Short task:
In the material below, please retype the lines from the very first through the one with "0.0002, 0, 0, 0]", exactly and without pictures.

Information provided:
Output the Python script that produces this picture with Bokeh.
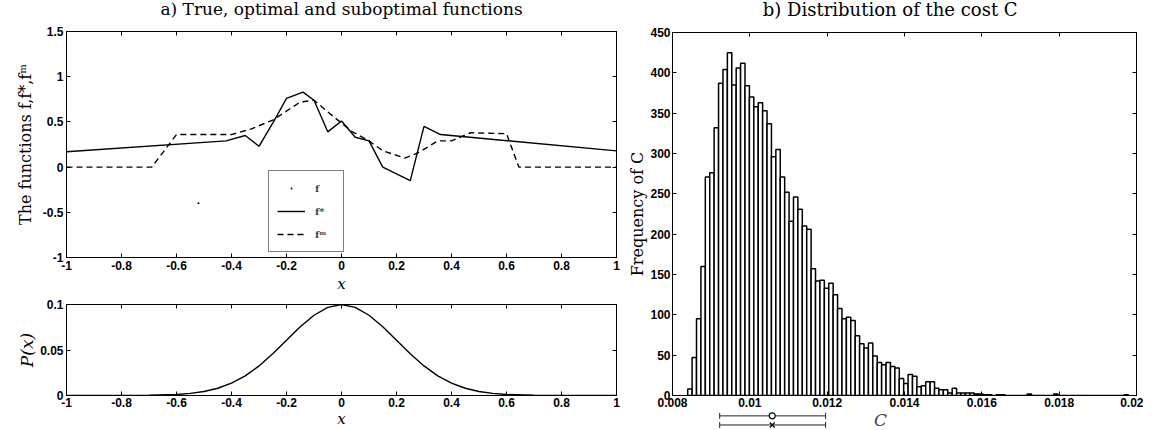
from bokeh.plotting import figure
from bokeh.models import (LinearAxis, FixedTicker, Legend, LegendItem, Label,
                          Range1d, Whisker, TeeHead, ColumnDataSource)
from bokeh.layouts import row, column
from bokeh.embed import file_html
from bokeh.resources import INLINE

# ---------------- data ----------------
# a) optimal function f* (solid) and suboptimal function f^m (dashed)
fstar_x = [-1, -0.42, -0.35, -0.3, -0.24, -0.2, -0.14, -0.1, -0.05, 0, 0.05, 0.1, 0.15, 0.25, 0.3, 0.36, 1]
fstar_y = [0.17, 0.29, 0.35, 0.23, 0.54, 0.76, 0.83, 0.74, 0.39, 0.51, 0.33, 0.29, 0.0, -0.15, 0.45, 0.36, 0.18]
fm_x = [-1, -0.69, -0.6, -0.4, -0.33, -0.25, -0.15, -0.1, -0.03, 0.04, 0.1, 0.15, 0.23, 0.28, 0.35, 0.4, 0.47, 0.6, 0.645, 1]
fm_y = [0, 0, 0.36, 0.36, 0.42, 0.52, 0.72, 0.74, 0.56, 0.39, 0.29, 0.18, 0.10, 0.16, 0.29, 0.29, 0.38, 0.37, 0, 0]
# true function f (dots)
ftrue_x = [-0.52]
ftrue_y = [-0.40]

# input density P(x)
px_x = [-1, -0.9, -0.8, -0.7, -0.6, -0.55, -0.5, -0.45, -0.4, -0.35, -0.3, -0.25, -0.2, -0.15, -0.1, -0.05,
        0, 0.05, 0.1, 0.15, 0.2, 0.25, 0.3, 0.35, 0.4, 0.45, 0.5, 0.55, 0.6, 0.7, 0.8, 0.9, 1]
px_y = [0, 0, 0, 0.0002, 0.0011, 0.0023, 0.0044, 0.0080, 0.0135, 0.0216, 0.0325, 0.0458, 0.0607, 0.0755, 0.0882, 0.0969,
        0.1, 0.0969, 0.0882, 0.0755, 0.0607, 0.0458, 0.0325, 0.0216, 0.0135, 0.0080, 0.0044, 0.0023, 0.0011, 0.0002, 0, 0, 0]

# b) histogram of the cost C (100 bins)
hist_start = 0.00845
hist_width = 0.000114
hist_counts = [8, 47, 95, 160, 271, 276, 332, 387, 404, 425,
               385, 406, 412, 384, 370, 358, 363, 353, 337, 296,
               305, 271, 252, 216, 246, 231, 210, 206, 157, 142,
               143, 133, 139, 125, 108, 95, 97, 93, 74, 64,
               59, 65, 49, 41, 38, 41, 36, 34, 21, 15,
               26, 24, 11, 12, 17, 17, 9, 7, 7, 3,
               9, 3, 3, 3, 3, 2, 2, 1, 1, 0,
               1, 1, 0, 0, 0, 0, 0, 2, 0, 0,
               0, 0, 0, 2, 0, 0, 0, 0, 0, 0,
               0, 0, 0, 0, 0, 0, 0, 0, 0, 1]
# mean +/- spread markers under the histogram (circle and cross), two rows
err_center = [0.01058, 0.01058]
err_lo = [0.00922, 0.00922]
err_hi = [0.01196, 0.01196]
err_row = [1, 2]

# ticks
xa_ticks = [-1, -0.8, -0.6, -0.4, -0.2, 0, 0.2, 0.4, 0.6, 0.8, 1]
xa_labels = ["-1", "-0.8", "-0.6", "-0.4", "-0.2", "0", "0.2", "0.4", "0.6", "0.8", "1"]
ya_ticks = [-1, -0.5, 0, 0.5, 1, 1.5]
ya_labels = ["-1", "-0.5", "0", "0.5", "1", "1.5"]
yp_ticks = [0, 0.05, 0.1]
yp_labels = ["0", "0.05", "0.1"]
xb_ticks = [0.008, 0.01, 0.012, 0.014, 0.016, 0.018, 0.02]
xb_labels = ["0.008", "0.01", "0.012", "0.014", "0.016", "0.018", "0.02"]
yb_ticks = [0, 50, 100, 150, 200, 250, 300, 350, 400, 450]
yb_labels = ["0", "50", "100", "150", "200", "250", "300", "350", "400", "450"]

title_a = "a) True, optimal and suboptimal functions"
title_b = "b)  Distribution  of  the  cost  C"

SERIF = "DejaVu Serif"
SANS = "Liberation Sans"


def style_axis(ax, ticks, labels, show=True):
    ax.ticker = FixedTicker(ticks=ticks)
    if show:
        ax.major_label_overrides = {t: l for t, l in zip(ticks, labels)}
    else:
        ax.major_label_overrides = {t: "" for t in ticks}
    ax.major_tick_in = 4
    ax.major_tick_out = 0
    ax.minor_tick_in = 0
    ax.minor_tick_out = 0
    ax.axis_line_color = "black"
    ax.axis_line_width = 1
    ax.major_tick_line_color = "black"
    ax.major_label_text_font = SANS
    ax.major_label_text_font_style = "bold"
    ax.major_label_text_font_size = "12px"
    ax.major_label_text_color = "black"
    ax.major_label_standoff = 3 if show else 0


def box_axes(p, xt, xl, yt, yl):
    bottom = p.xaxis[0]
    left = p.yaxis[0]
    style_axis(bottom, xt, xl)
    style_axis(left, yt, yl)
    top = LinearAxis()
    style_axis(top, xt, xl, show=False)
    right = LinearAxis()
    style_axis(right, yt, yl, show=False)
    p.add_layout(top, "above")
    p.add_layout(right, "right")
    p.xgrid.visible = False
    p.ygrid.visible = False
    p.outline_line_color = "black"
    return bottom, left, top, right


def title_strip(text, fw, fh, bl, br, size):
    t = figure(frame_width=fw, frame_height=fh, min_border_left=bl, min_border_right=br,
               min_border_top=0, min_border_bottom=0, x_range=Range1d(0, 1), y_range=Range1d(0, 1),
               x_axis_type=None, y_axis_type=None, toolbar_location=None, output_backend="svg")
    t.outline_line_color = None
    t.xgrid.visible = False
    t.ygrid.visible = False
    t.add_layout(Label(x=0.5, y=0.62, text=text, text_font=SERIF, text_font_size=size,
                       text_align="center", text_baseline="middle", text_color="black"))
    return t


# ---------------- panel a (top) ----------------
LB_A, RB_A = 66, 4
tA = title_strip(title_a, 550, 23, LB_A, RB_A, "17px")
p1 = figure(frame_width=550, frame_height=226, min_border_left=LB_A, min_border_right=RB_A,
            min_border_top=8, min_border_bottom=38, x_range=Range1d(-1, 1), y_range=Range1d(-1, 1.5),
            toolbar_location=None, output_backend="svg")
b1, l1, t1, r1 = box_axes(p1, xa_ticks, xa_labels, ya_ticks, ya_labels)
b1.axis_label = "x"
l1.axis_label = "The functions f,f*,fᵐ"
for ax, st in ((b1, "italic"), (l1, "normal")):
    ax.axis_label_text_font = SERIF
    ax.axis_label_text_font_style = st
    ax.axis_label_text_color = "black"
b1.axis_label_text_font_size = "15px"
l1.axis_label_text_font_size = "16px"
b1.axis_label_standoff = 2
l1.axis_label_standoff = 5

r_dot = p1.scatter(ftrue_x, ftrue_y, marker="dot", size=8, color="black")
r_solid = p1.line(fstar_x, fstar_y, line_width=1.4, color="black")
r_dash = p1.line(fm_x, fm_y, line_width=1.4, color="black", line_dash="6 4")
legend = Legend(items=[LegendItem(label="f", renderers=[r_dot]),
                       LegendItem(label="f*", renderers=[r_solid]),
                       LegendItem(label="fᵐ", renderers=[r_dash])],
                location=(202, 5), orientation="vertical")
legend.border_line_color = "black"
legend.border_line_width = 1
legend.background_fill_color = "white"
legend.background_fill_alpha = 1
legend.padding = 8
legend.spacing = 5
legend.margin = 0
legend.glyph_width = 28
legend.glyph_height = 18
legend.label_height = 18
legend.label_standoff = 10
legend.label_text_font = SERIF
legend.label_text_font_style = "bold"
legend.label_text_font_size = "10px"
p1.add_layout(legend)

# ---------------- panel a (bottom) ----------------
p2 = figure(frame_width=550, frame_height=91, min_border_left=LB_A, min_border_right=RB_A,
            min_border_top=9, min_border_bottom=30, x_range=Range1d(-1, 1), y_range=Range1d(0, 0.1),
            toolbar_location=None, output_backend="svg")
b2, l2, t2, r2 = box_axes(p2, xa_ticks, xa_labels, yp_ticks, yp_labels)
b2.axis_label = "x"
l2.axis_label = "P(x)"
for ax in (b2, l2):
    ax.axis_label_text_font = SERIF
    ax.axis_label_text_font_style = "italic"
    ax.axis_label_text_color = "black"
b2.axis_label_text_font_size = "15px"
b2.major_label_standoff = 2
b2.axis_label_standoff = 0
l2.axis_label_text_font_size = "17px"
l2.axis_label_standoff = 0
p2.line(px_x, px_y, line_width=1.4, color="black")

# ---------------- panel b (histogram) ----------------
LB_B, RB_B = 52, 7
tB = title_strip(title_b, 464, 24, LB_B, RB_B, "18px")
p3 = figure(frame_width=464, frame_height=363, min_border_left=LB_B, min_border_right=RB_B,
            min_border_top=8, min_border_bottom=14, x_range=Range1d(0.008, 0.02), y_range=Range1d(0, 450),
            toolbar_location=None, output_backend="svg")
b3, l3, t3, r3 = box_axes(p3, xb_ticks, xb_labels, yb_ticks, yb_labels)
b3.major_label_standoff = 2
l3.major_label_standoff = 2
l3.axis_label = "Frequency of C"
l3.axis_label_text_font = SERIF
l3.axis_label_text_font_style = "normal"
l3.axis_label_text_font_size = "16px"
l3.axis_label_text_color = "black"
l3.axis_label_standoff = 0

centers = [hist_start + i * hist_width for i in range(len(hist_counts))]
p3.vbar(x=centers, top=hist_counts, bottom=0, width=hist_width, fill_color="white",
        line_color="black", line_width=1.5)

# ---------------- strip under the histogram: error bars and the C label ----------------
p4 = figure(frame_width=464, frame_height=20, min_border_left=LB_B, min_border_right=RB_B,
            min_border_top=0, min_border_bottom=0, x_range=p3.x_range, y_range=Range1d(2.5, 0.3),
            x_axis_type=None, y_axis_type=None, toolbar_location=None, output_backend="svg")
p4.outline_line_color = None
p4.xgrid.visible = False
p4.ygrid.visible = False
err_src = ColumnDataSource(dict(lo=err_lo, hi=err_hi, c=err_center, y=err_row))
p4.add_layout(Whisker(source=err_src, base="y", lower="lo", upper="hi", dimension="width",
                      line_color="#222222", line_width=1,
                      lower_head=TeeHead(size=6, line_color="#222222", line_width=1),
                      upper_head=TeeHead(size=6, line_color="#222222", line_width=1)))
p4.scatter(x=[err_center[0]], y=[err_row[0]], marker="circle", size=6, fill_color="white",
           line_color="black", line_width=1.2)
p4.scatter(x=[err_center[1]], y=[err_row[1]], marker="x", size=7,
           line_color="black", line_width=1.3)
p4.add_layout(Label(x=0.01338, y=1.5, text="C", text_font=SERIF, text_font_style="italic",
                    text_font_size="17px", text_align="center", text_baseline="middle"))

layout = row(column(tA, p1, p2), column(tB, p3, p4))
open("out.html", "w").write(file_html(layout, INLINE))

Worked solution:
Output the Python script that produces this picture with Bokeh.
from bokeh.plotting import figure
from bokeh.models import (LinearAxis, FixedTicker, Legend, LegendItem, Label,
                          Range1d, Whisker, TeeHead, ColumnDataSource)
from bokeh.layouts import row, column
from bokeh.embed import file_html
from bokeh.resources import INLINE

# ---------------- data ----------------
# a) optimal function f* (solid) and suboptimal function f^m (dashed)
fstar_x = [-1, -0.42, -0.35, -0.3, -0.24, -0.2, -0.14, -0.1, -0.05, 0, 0.05, 0.1, 0.15, 0.25, 0.3, 0.36, 1]
fstar_y = [0.17, 0.29, 0.35, 0.23, 0.54, 0.76, 0.83, 0.74, 0.39, 0.51, 0.33, 0.29, 0.0, -0.15, 0.45, 0.36, 0.18]
fm_x = [-1, -0.69, -0.6, -0.4, -0.33, -0.25, -0.15, -0.1, -0.03, 0.04, 0.1, 0.15, 0.23, 0.28, 0.35, 0.4, 0.47, 0.6, 0.645, 1]
fm_y = [0, 0, 0.36, 0.36, 0.42, 0.52, 0.72, 0.74, 0.56, 0.39, 0.29, 0.18, 0.10, 0.16, 0.29, 0.29, 0.38, 0.37, 0, 0]
# true function f (dots)
ftrue_x = [-0.52]
ftrue_y = [-0.40]

# input density P(x)
px_x = [-1, -0.9, -0.8, -0.7, -0.6, -0.55, -0.5, -0.45, -0.4, -0.35, -0.3, -0.25, -0.2, -0.15, -0.1, -0.05,
        0, 0.05, 0.1, 0.15, 0.2, 0.25, 0.3, 0.35, 0.4, 0.45, 0.5, 0.55, 0.6, 0.7, 0.8, 0.9, 1]
px_y = [0, 0, 0, 0.0002, 0.0011, 0.0023, 0.0044, 0.0080, 0.0135, 0.0216, 0.0325, 0.0458, 0.0607, 0.0755, 0.0882, 0.0969,
        0.1, 0.0969, 0.0882, 0.0755, 0.0607, 0.0458, 0.0325, 0.0216, 0.0135, 0.0080, 0.0044, 0.0023, 0.0011, 0.0002, 0, 0, 0]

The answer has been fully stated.